[Charts and diagrams as code]
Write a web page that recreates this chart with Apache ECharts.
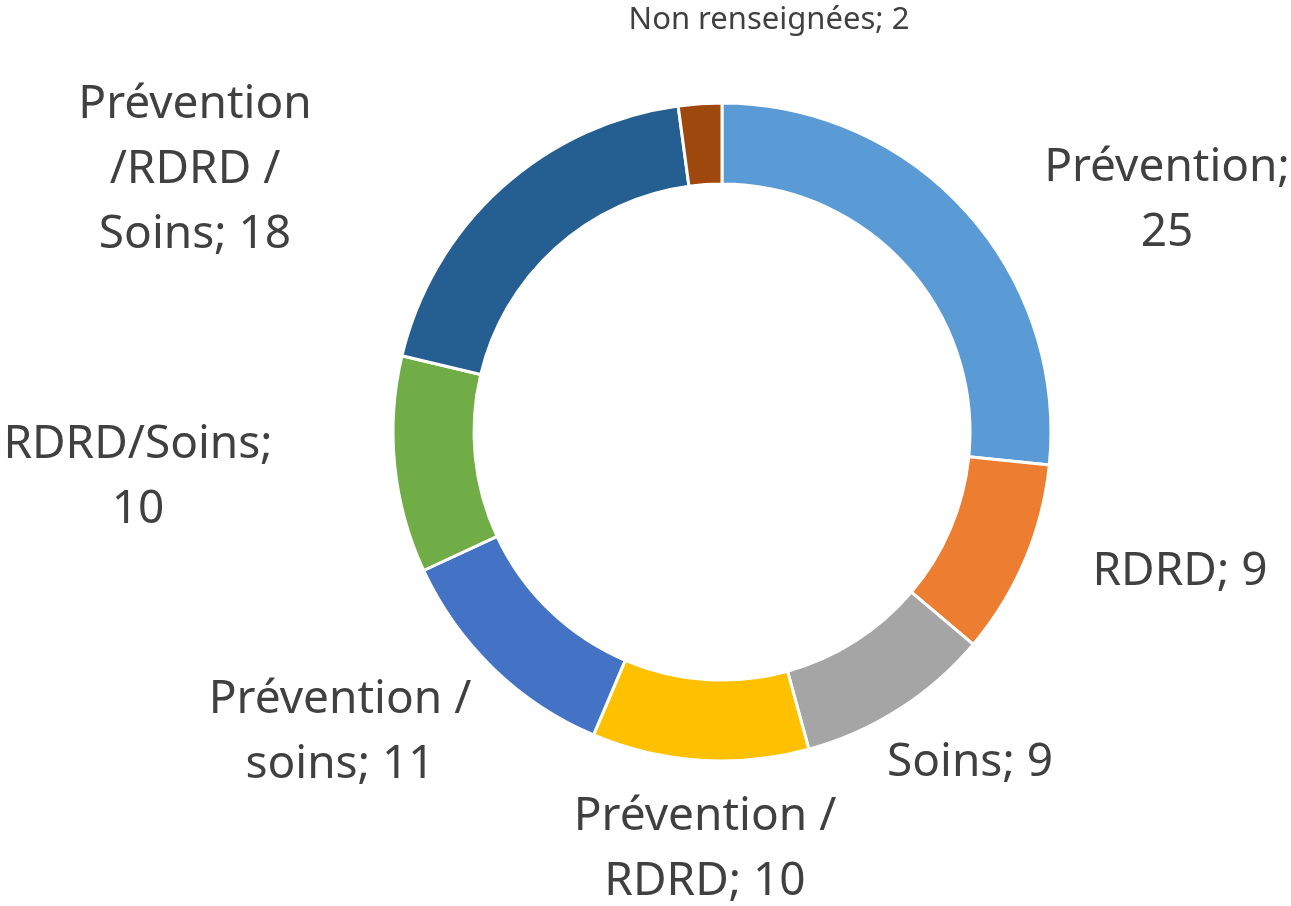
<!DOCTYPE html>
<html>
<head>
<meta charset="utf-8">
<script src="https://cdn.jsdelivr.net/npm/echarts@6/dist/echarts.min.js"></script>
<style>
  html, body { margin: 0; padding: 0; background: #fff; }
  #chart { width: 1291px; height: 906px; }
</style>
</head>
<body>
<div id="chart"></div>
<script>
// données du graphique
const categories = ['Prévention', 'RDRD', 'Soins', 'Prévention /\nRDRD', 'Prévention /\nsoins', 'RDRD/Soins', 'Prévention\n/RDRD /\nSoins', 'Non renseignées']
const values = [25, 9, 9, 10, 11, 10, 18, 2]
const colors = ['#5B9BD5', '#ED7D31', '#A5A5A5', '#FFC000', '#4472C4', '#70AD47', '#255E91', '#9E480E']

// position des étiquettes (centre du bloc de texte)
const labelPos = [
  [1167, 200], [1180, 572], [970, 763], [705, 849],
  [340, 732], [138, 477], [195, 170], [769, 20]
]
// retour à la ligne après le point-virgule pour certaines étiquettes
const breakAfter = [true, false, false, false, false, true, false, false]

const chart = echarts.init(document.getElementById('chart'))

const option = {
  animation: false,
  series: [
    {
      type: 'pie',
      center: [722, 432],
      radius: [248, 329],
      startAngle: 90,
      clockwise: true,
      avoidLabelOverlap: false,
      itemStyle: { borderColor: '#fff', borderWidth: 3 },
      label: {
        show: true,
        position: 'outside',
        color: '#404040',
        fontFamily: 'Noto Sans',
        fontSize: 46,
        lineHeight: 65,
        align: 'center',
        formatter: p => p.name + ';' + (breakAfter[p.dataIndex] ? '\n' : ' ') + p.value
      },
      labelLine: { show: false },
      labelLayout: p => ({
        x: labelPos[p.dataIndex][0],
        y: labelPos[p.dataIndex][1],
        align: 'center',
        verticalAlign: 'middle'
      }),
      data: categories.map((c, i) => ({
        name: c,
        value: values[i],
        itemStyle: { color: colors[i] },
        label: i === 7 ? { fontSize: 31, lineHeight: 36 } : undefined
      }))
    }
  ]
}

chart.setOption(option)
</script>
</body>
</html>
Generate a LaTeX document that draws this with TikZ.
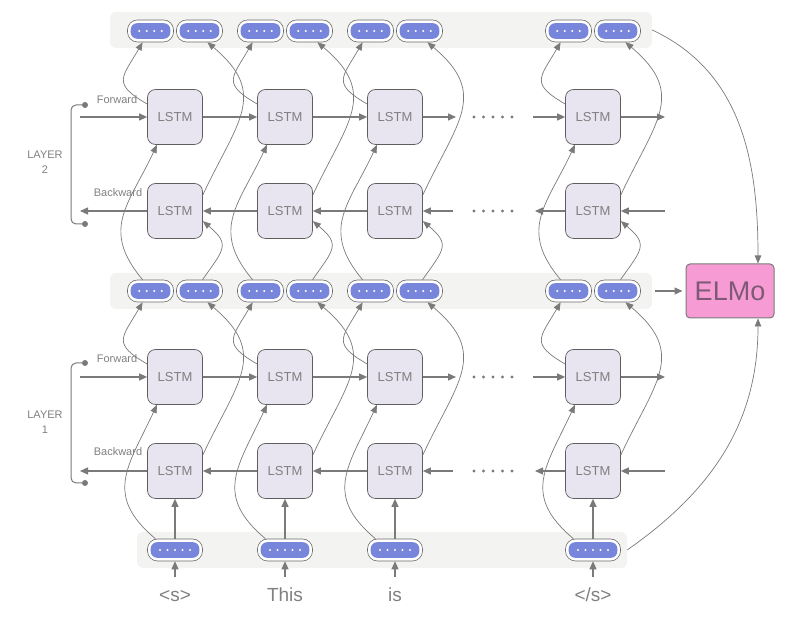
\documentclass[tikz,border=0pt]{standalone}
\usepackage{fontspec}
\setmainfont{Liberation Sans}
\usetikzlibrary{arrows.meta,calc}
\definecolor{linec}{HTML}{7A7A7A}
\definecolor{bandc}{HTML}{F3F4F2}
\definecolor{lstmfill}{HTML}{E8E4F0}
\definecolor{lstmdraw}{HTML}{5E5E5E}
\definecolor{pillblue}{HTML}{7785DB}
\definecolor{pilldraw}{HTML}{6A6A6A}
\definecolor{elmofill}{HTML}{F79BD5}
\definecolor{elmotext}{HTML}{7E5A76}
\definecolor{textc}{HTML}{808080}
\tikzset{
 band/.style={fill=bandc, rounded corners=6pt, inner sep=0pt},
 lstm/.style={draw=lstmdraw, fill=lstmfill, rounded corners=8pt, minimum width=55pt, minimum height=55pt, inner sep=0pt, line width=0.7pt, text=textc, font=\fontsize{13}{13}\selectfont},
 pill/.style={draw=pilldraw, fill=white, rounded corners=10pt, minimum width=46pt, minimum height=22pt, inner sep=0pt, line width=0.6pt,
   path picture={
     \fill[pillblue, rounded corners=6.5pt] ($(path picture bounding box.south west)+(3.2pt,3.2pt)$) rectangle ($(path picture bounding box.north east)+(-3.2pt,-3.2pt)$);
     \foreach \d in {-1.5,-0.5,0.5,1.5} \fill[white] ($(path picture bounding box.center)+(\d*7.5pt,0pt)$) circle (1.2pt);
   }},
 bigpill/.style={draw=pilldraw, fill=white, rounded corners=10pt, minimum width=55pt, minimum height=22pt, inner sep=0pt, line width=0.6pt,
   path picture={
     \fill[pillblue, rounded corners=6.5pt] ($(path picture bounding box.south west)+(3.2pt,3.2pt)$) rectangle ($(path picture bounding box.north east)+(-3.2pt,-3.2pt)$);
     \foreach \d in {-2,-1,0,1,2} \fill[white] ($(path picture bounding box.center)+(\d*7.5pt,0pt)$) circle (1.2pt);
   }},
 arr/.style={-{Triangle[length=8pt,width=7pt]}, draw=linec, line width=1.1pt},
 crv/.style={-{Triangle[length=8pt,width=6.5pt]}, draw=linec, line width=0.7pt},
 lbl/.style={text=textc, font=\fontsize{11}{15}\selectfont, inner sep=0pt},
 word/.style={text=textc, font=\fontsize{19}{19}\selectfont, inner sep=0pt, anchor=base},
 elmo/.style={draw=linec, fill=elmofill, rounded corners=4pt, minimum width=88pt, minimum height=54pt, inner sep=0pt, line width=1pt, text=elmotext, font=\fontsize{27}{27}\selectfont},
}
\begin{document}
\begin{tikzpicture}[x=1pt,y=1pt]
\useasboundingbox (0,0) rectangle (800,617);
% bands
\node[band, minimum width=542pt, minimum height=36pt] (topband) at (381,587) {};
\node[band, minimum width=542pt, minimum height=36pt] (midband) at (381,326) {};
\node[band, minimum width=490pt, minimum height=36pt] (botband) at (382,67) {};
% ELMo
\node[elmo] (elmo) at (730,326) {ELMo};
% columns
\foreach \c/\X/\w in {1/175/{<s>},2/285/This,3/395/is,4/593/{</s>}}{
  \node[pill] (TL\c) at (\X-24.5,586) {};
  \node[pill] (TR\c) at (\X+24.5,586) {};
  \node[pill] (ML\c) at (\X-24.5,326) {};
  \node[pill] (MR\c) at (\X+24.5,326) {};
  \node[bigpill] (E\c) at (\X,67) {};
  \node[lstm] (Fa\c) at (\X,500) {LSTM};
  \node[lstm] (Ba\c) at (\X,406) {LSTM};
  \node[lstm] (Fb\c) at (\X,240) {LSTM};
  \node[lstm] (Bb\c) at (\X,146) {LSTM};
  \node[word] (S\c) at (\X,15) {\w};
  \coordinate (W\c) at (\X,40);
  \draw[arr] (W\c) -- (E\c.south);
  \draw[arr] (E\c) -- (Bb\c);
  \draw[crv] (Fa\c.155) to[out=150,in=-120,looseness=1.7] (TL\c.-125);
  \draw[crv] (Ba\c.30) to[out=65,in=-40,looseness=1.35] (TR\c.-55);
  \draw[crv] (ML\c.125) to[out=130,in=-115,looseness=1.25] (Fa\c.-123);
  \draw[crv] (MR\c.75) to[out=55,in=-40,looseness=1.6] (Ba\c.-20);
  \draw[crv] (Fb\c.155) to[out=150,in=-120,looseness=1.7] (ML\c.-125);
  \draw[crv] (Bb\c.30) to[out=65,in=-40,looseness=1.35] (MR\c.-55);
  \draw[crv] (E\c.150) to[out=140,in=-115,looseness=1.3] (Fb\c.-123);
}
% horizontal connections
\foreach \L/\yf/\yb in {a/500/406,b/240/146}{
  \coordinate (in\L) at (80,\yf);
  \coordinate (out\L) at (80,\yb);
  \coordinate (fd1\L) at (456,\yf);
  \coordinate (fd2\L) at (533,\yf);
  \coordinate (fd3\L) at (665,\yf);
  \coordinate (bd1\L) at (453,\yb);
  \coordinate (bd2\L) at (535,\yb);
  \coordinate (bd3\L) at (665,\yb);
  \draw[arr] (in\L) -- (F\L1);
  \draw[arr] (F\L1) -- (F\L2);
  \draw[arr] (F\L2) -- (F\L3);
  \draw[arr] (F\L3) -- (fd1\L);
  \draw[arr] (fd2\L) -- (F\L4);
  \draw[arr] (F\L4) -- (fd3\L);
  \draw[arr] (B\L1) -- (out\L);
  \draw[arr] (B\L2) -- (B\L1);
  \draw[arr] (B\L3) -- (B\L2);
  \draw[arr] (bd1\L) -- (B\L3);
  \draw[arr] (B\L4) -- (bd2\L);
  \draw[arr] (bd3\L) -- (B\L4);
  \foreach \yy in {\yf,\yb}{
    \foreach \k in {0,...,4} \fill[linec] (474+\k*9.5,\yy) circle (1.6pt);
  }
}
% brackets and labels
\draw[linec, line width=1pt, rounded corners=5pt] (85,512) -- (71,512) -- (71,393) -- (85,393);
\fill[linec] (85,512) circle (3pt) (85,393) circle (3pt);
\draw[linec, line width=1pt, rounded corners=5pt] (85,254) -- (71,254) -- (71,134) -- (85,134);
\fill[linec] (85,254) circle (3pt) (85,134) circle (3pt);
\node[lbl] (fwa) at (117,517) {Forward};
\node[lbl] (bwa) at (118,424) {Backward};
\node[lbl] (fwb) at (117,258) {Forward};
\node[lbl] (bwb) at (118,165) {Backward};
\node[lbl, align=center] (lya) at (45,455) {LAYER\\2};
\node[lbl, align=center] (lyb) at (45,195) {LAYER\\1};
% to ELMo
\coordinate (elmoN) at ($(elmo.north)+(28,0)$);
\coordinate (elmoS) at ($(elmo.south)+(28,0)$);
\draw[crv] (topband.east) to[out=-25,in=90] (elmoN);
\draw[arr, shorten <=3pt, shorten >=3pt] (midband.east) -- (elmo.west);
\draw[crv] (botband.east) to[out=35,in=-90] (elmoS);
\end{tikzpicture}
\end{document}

- WHAT YOU WILL DO
Only the lines from the start of the material through the line containing "const chart = echarts.init(document.getElementById('chart'))" should be transcribed. Pictures stay out.

- TASK SOLUTION
Write a web page that recreates this chart with Apache ECharts.
<!DOCTYPE html>
<html>
<head>
<meta charset="utf-8">
<script src="https://cdn.jsdelivr.net/npm/echarts@6/dist/echarts.min.js"></script>
<style>
  html, body { margin: 0; padding: 0; background: #fff; }
  #chart { width: 1291px; height: 906px; }
</style>
</head>
<body>
<div id="chart"></div>
<script>
// données du graphique
const categories = ['Prévention', 'RDRD', 'Soins', 'Prévention /\nRDRD', 'Prévention /\nsoins', 'RDRD/Soins', 'Prévention\n/RDRD /\nSoins', 'Non renseignées']
const values = [25, 9, 9, 10, 11, 10, 18, 2]
const colors = ['#5B9BD5', '#ED7D31', '#A5A5A5', '#FFC000', '#4472C4', '#70AD47', '#255E91', '#9E480E']

// position des étiquettes (centre du bloc de texte)
const labelPos = [
  [1167, 200], [1180, 572], [970, 763], [705, 849],
  [340, 732], [138, 477], [195, 170], [769, 20]
]
// retour à la ligne après le point-virgule pour certaines étiquettes
const breakAfter = [true, false, false, false, false, true, false, false]

const chart = echarts.init(document.getElementById('chart'))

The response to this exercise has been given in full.